Sunday 30th May 2010
It's been a bad day today. John was fine for a couple of days after his third chemo session then it all started to go from bad to worse. Today has been awful.
Trouble is, I know he's feeling poorly and I try my very best to comfort him and do what I can to make life easier for him but he's so down in the dumps that he takes it out on me. He's always been a negative person and very critical of everything I do but it seems I can't do anything right nowadays.
He's withdrawn right into himself and is totally focussed on his body and what's wrong with it. I try to talk to him about other things to take his mind off what's happening but I get a constant commentary on every single symptom, big and small. Don't get me wrong, I do sympathise UTTERLY, but I can't help thinking that he should try to think about other things.

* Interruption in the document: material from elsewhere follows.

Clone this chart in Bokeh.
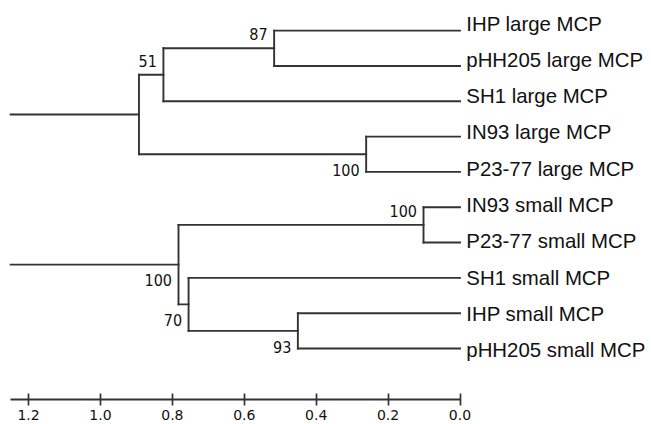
from bokeh.plotting import figure
from bokeh.models import Range1d, FixedTicker, NumeralTickFormatter, ColumnDataSource
from bokeh.core.properties import value
from bokeh.embed import file_html
from bokeh.resources import INLINE

# ---- data ----
leaves = ["IHP large MCP", "pHH205 large MCP", "SH1 large MCP", "IN93 large MCP",
          "P23-77 large MCP", "IN93 small MCP", "P23-77 small MCP", "SH1 small MCP",
          "IHP small MCP", "pHH205 small MCP"]

node_names = ["L1", "L2", "L3", "L4", "S1", "S2", "S3", "S4"]
node_heights = [0.517, 0.825, 0.261, 0.893, 0.1015, 0.451, 0.755, 0.783]
node_upper = ["IHP large MCP", "L1", "IN93 large MCP", "L2",
              "IN93 small MCP", "IHP small MCP", "SH1 small MCP", "S1"]
node_lower = ["pHH205 large MCP", "SH1 large MCP", "P23-77 large MCP", "L3",
              "P23-77 small MCP", "pHH205 small MCP", "S2", "S3"]
node_support = ["87", "51", "100", "", "100", "93", "70", "100"]
root_nodes = ["L4", "S4"]
root_stem = 1.25

ticks = [0.0, 0.2, 0.4, 0.6, 0.8, 1.0, 1.2]

# ---- tree geometry ----
ypos = {name: float(i) for i, name in enumerate(leaves)}
xpos = {name: 0.0 for name in leaves}
for n, h, a, b in zip(node_names, node_heights, node_upper, node_lower):
    xpos[n] = h
    ypos[n] = (ypos[a] + ypos[b]) / 2.0

x0, y0, x1, y1 = [], [], [], []
for n, a, b in zip(node_names, node_upper, node_lower):
    x0.append(xpos[n]); y0.append(ypos[a]); x1.append(xpos[n]); y1.append(ypos[b])
    for c in (a, b):
        x0.append(xpos[c]); y0.append(ypos[c]); x1.append(xpos[n]); y1.append(ypos[c])
for r in root_nodes:
    x0.append(root_stem); y0.append(ypos[r]); x1.append(xpos[r]); y1.append(ypos[r])

seg_src = ColumnDataSource(dict(x0=x0, y0=y0, x1=x1, y1=y1))

ab_x, ab_y, ab_t, bl_x, bl_y, bl_t = [], [], [], [], [], []
for n, s in zip(node_names, node_support):
    if not s:
        continue
    if n in node_upper:
        ab_x.append(xpos[n]); ab_y.append(ypos[n]); ab_t.append(s)
    else:
        bl_x.append(xpos[n]); bl_y.append(ypos[n]); bl_t.append(s)

# ---- figure ----
W, H = 651, 424
sx0, kx = 459.5, 359.5       # px of 0.0, px per unit
sy0, ky = 30.14, 35.32       # px of first leaf line, px per leaf
ly0, lky = 23.0, 36.3        # px of first leaf label, px per label
axis_px = 399.3

p = figure(width=W, height=H, output_backend="svg", toolbar_location=None,
           x_range=Range1d(sx0 / kx, (sx0 - W) / kx),
           y_range=Range1d((H - sy0) / ky, -sy0 / ky),
           y_axis_location=None, min_border_left=0, min_border_right=0,
           min_border_top=0, min_border_bottom=0)
p.extra_y_ranges = {"labels": Range1d((H - ly0) / lky, -ly0 / lky)}
p.outline_line_color = None
p.grid.visible = False
p.background_fill_color = "white"
p.border_fill_color = "white"

line_col = "#333333"
p.segment("x0", "y0", "x1", "y1", source=seg_src, line_color=line_col,
          line_width=1.9, line_cap="square")

p.text(x=[0.0] * len(leaves), y=list(range(len(leaves))), text=leaves,
       y_range_name="labels",
       x_offset=6.3, text_baseline="middle", text_align="left",
       text_font=value("Liberation Sans"), text_font_size="20.4px", text_color="#111111")

p.text(x=ab_x, y=ab_y, text=ab_t, x_offset=-6.5, y_offset=-14,
       text_baseline="middle", text_align="right",
       text_font=value("DejaVu Sans Condensed"), text_font_size="16px", text_color="#111111")
p.text(x=bl_x, y=bl_y, text=bl_t, x_offset=-6.5, y_offset=15.7,
       text_baseline="middle", text_align="right",
       text_font=value("DejaVu Sans Condensed"), text_font_size="16px", text_color="#111111")

ax = p.xaxis[0]
ax.fixed_location = (axis_px - sy0) / ky
ax.ticker = FixedTicker(ticks=ticks)
ax.formatter = NumeralTickFormatter(format="0.0")
ax.bounds = (0.0, root_stem)
ax.axis_line_color = line_col
ax.axis_line_width = 1.9
ax.major_tick_line_color = line_col
ax.major_tick_line_width = 1.7
ax.major_tick_in = 6
ax.major_tick_out = 6
ax.minor_tick_line_color = None
ax.major_label_standoff = 4
ax.major_label_text_font = "DejaVu Sans"
ax.major_label_text_font_size = "14px"
ax.major_label_text_color = "#111111"

open("out.html", "w").write(file_html(p, INLINE))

Trouble is that he has no hobbies WHATSOEVER so he's got nothing else to think about. All he does is watch TV all day - he can't even be bothered to read the newspaper. Even when I take him out he moans about the weather, the dog, other people, the taste of the tea in the cafe, etc, etc, It's really getting me down and I don't know what to do about it.
I am usually a very upbeat person but this is making me SO depressed! There's no laughter any more, just doom and gloom. It's almost as if he's wishing his life away.
The only time he brightens up is if somebody comes to visit but we don't get many visitors any more. I feel SO alone in this.
Sorry if this is such a miserable post but it's just the way I feel right now.